Photo by Marshall Kean
Opening Convocation Welcome
By Sierra Fleenor ‘08
September 2 , 2007
Good morning, Colorado College, and welcome. As president of the student body,
it is my pleasure to address our distinguished guests, faculty, administration,
and staff, as well as my peers of the classes 2008, 2009, 2010 and especially
our newest group of students, the class of 2011.
On the first day of every academic year, we gather here in Shove Chapel to hear words of encouragement and recognize the opportunities that lie ahead. Never in my life would I have guessed that one day I would have the honor of addressing our community.
To our faculty, staff, and administration, I want to thank you for the endless hours you’ve devoted to enriching our education, from helping us create independent studies to arguing with us over whether or not Harry Potter’s life parallels the miracles of Moses or even the tragedy of Hamlet.
To the classes of 2008, 2009, and 2010: Here we go. You may have one, two, three, or for a select few maybe even four or five more years. Let’s make each day worth the living.
And to the Class of 2011: Welcome home. You may not think of CC as home yet, but the first time you slip up and call it home to your parents, you will know. They won’t let you forget it. So, welcome.
You have been told and will be told that you are the brightest class CC has ever enrolled, and you might be. We’re all still anxious to see. I am here to remind you, though, that you are joining a student body filled with some of the most dynamic and awe-inspiring people this world has to offer.
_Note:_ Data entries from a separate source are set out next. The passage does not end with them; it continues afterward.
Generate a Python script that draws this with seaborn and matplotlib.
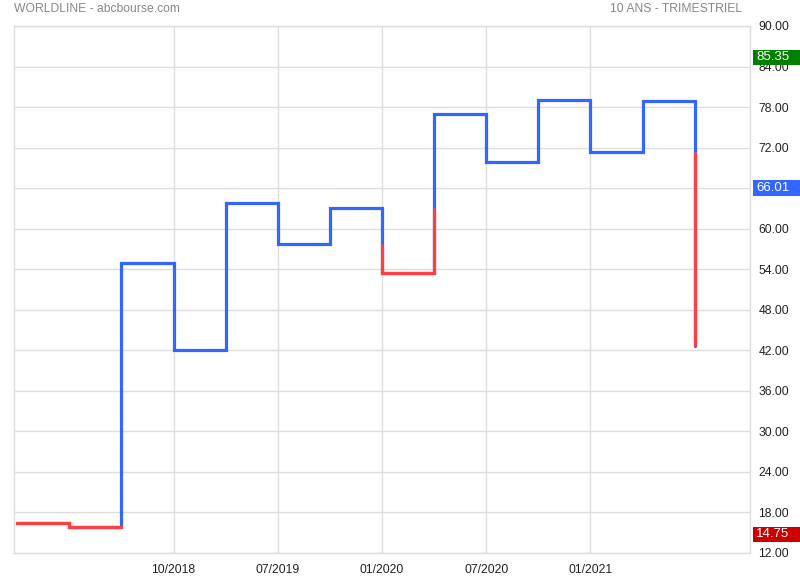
import matplotlib
matplotlib.use('Agg')
import matplotlib.pyplot as plt
import matplotlib.transforms as mtransforms
from matplotlib.patches import Rectangle
import seaborn as sns
import pandas as pd

# quarterly closes (step chart), last value = end of the final vertical drop
closes = [16.5, 15.9, 54.9, 42.0, 63.8, 57.8, 63.0, 53.5, 77.0, 69.9, 79.0, 71.3, 78.9, 42.6]
# horizontal steps drawn in red
red_steps = [0, 1, 7]
# for each vertical jump at x=i: part below this level is red
red_below = {1: 17.0, 7: 57.8, 8: 63.0, 13: 71.3}

tick_pos = [3, 5, 7, 9, 11]
tick_labels = ['10/2018', '07/2019', '01/2020', '07/2020', '01/2021']
yticks = [12, 18, 24, 30, 36, 42, 48, 54, 60, 66, 72, 78, 84, 90]

max_val, last_val, min_val = 85.35, 66.01, 14.75

BLUE = '#3366ff'
RED = '#ff4040'

sns.set_style('white')
plt.rcParams['font.family'] = ['Liberation Sans', 'DejaVu Sans']

fig = plt.figure(figsize=(8, 5.8), dpi=100)
ax = fig.add_axes([0.0175, 0.0466, 0.92, 0.9086])

df = pd.DataFrame({'x': range(len(closes)), 'y': closes})
sns.lineplot(data=df, x='x', y='y', drawstyle='steps-post', color=BLUE,
             linewidth=2.3, ax=ax, solid_joinstyle='miter')

# red overlays
for i in red_steps:
    ax.plot([i, i + 1], [closes[i], closes[i]], color=RED, lw=2.3,
            solid_capstyle='projecting', zorder=3)
for i, lvl in red_below.items():
    lo = min(closes[i - 1], closes[i])
    hi = min(max(closes[i - 1], closes[i]), lvl)
    ax.plot([i, i], [lo, hi], color=RED, lw=2.3, solid_capstyle='butt', zorder=3)

ax.set_xlim(-0.06, 14.06)
ax.set_ylim(12, 90)
ax.set_xticks(tick_pos)
ax.set_xticklabels(tick_labels)
ax.set_yticks(yticks)
ax.set_yticklabels([f'{v:.2f}' for v in yticks])
ax.yaxis.tick_right()
ax.tick_params(axis='both', length=0, labelsize=8.7, colors='#222222')
ax.tick_params(axis='y', pad=6)
ax.tick_params(axis='x', pad=8)
ax.set_xlabel('')
ax.set_ylabel('')
ax.grid(True, color='#dddddd', lw=1)
for s in ['left', 'top', 'bottom', 'right']:
    ax.spines[s].set_color('#dddddd')
    ax.spines[s].set_linewidth(1)

# value badges on the right axis
trans = mtransforms.blended_transform_factory(fig.transFigure, ax.transData)
for v, c in [(max_val, '#008000'), (last_val, BLUE), (min_val, '#cc0000')]:
    ax.add_patch(Rectangle((753 / 800, v - 1.15), 1 - 753 / 800, 2.3,
                           transform=trans, fc=c, ec='none', zorder=5,
                           clip_on=False))
    ax.text(756 / 800, v, f'{v:.2f}', transform=trans,
            va='center', ha='left', fontsize=9.5, color='white', zorder=6,
            clip_on=False)

fig.text(0.0175, 0.985, 'WORLDLINE - abcbourse.com', ha='left', va='center',
         fontsize=8.7, color='#888888')
fig.text(0.928, 0.985, '10 ANS - TRIMESTRIEL', ha='right', va='center',
         fontsize=8.7, color='#888888')

fig.savefig('out.png', dpi=100)
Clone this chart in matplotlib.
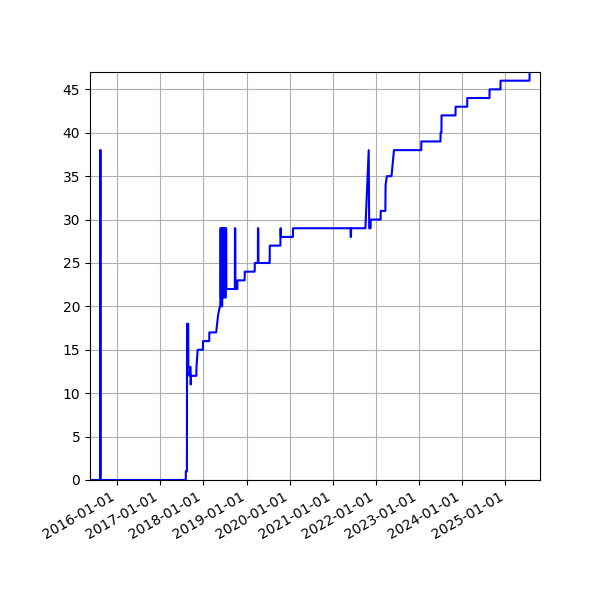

They will challenge you, inspire you, and as they have often done to me, they will call you out. They won’t allow you to coast through your classes because they will want to know what you thought of Emile Durkheim’s approach to humanity’s social problems. They will also become your friends. The same person who challenged you on your views regarding The Trojan Women as a commentary on the Athenian conflict with Sparta, will hold your hand when your girlfriend or boyfriend breaks up with you. When you fall, and you will, they will pick you up.
Your professors will ask more of you than you’ve ever thought you could give. But, you can. Trust them. There will be days when you will walk out of your advisor’s office and wonder, “what were they talking about? I think I just got advice on how to be a good human being based on Dante’s Inferno.”
Get used to being amazed. This will not always be a passive experience for you, though. You and your peers will achieve more than you ever dreamed. Many of you will go abroad, many of you will devote your time to community service, and many of you will partake in groundbreaking research, as part of a summer fellowship, or for your thesis. These grand gestures are not the only way you’ll change the world. Your everyday actions, from eating at Rastall to playing Ultimate on the quad, to spending time with your roommates or hall-mates, every moment will matter. And take a second look at your roommate. Maybe you don’t like them, but brace yourself because they may become your best friend, like my first-year roommate did. Happy Birthday, Lavinia.
In all this, though, the advice I want to give, and this is for everyone from first-years, to professors, and especially to myself, is:
Failure is inevitable, but failure is different from defeat. You will be a better person, friend, and lover for the pain you experience, rather than the successes you may be anticipating.
Keep this in mind and enjoy your time at CC. It will change you.
Soon, you’ll be in my shoes, looking back at three years worth of younger students, wondering, how did I get here? And then you’ll remember:
- I stayed up ‘til four in the morning laughing with my roommates.
- I connected with people I never thought I would while studying Spanish in Spain.
- I struggled with concepts of divinity and humanity with my peers…for a grade.
- I devoted my time to rugby, TWIG, and finding every last free meal on campus.
- I lived.
And that’s how you’ll know your time was well spent.
CC will often appear as a mirage, an idealized oasis in the midst of the world’s madness, and it is. You will find that life outside of this oasis is daunted with hatred, fear, and intolerance. That’s not to say CC doesn’t have its fair share of these, but in this safe haven, you can learn, grow, and fail, knowing you can try again. You will be a better person not for your successes, but for your failures. Trust me, I’ve had my fair share.
Rest assured, though. Today you will see three CC Grads and you will know there is a future. We have the great privilege of honoring an economist, a scientist, and an artist. See, even we in the humanities have a future. These three and countless other alumni have loaned CC to us. Once it was theirs, for a while we may call it our own, but we will eventually loan CC to those who come after us.
Try to remember this when you get discouraged. Others have made it and one day you will give CC to another generation. Cherish it while it’s yours.
Good luck with your time here and remember that every time you fall, there will be a hand to help, just look up.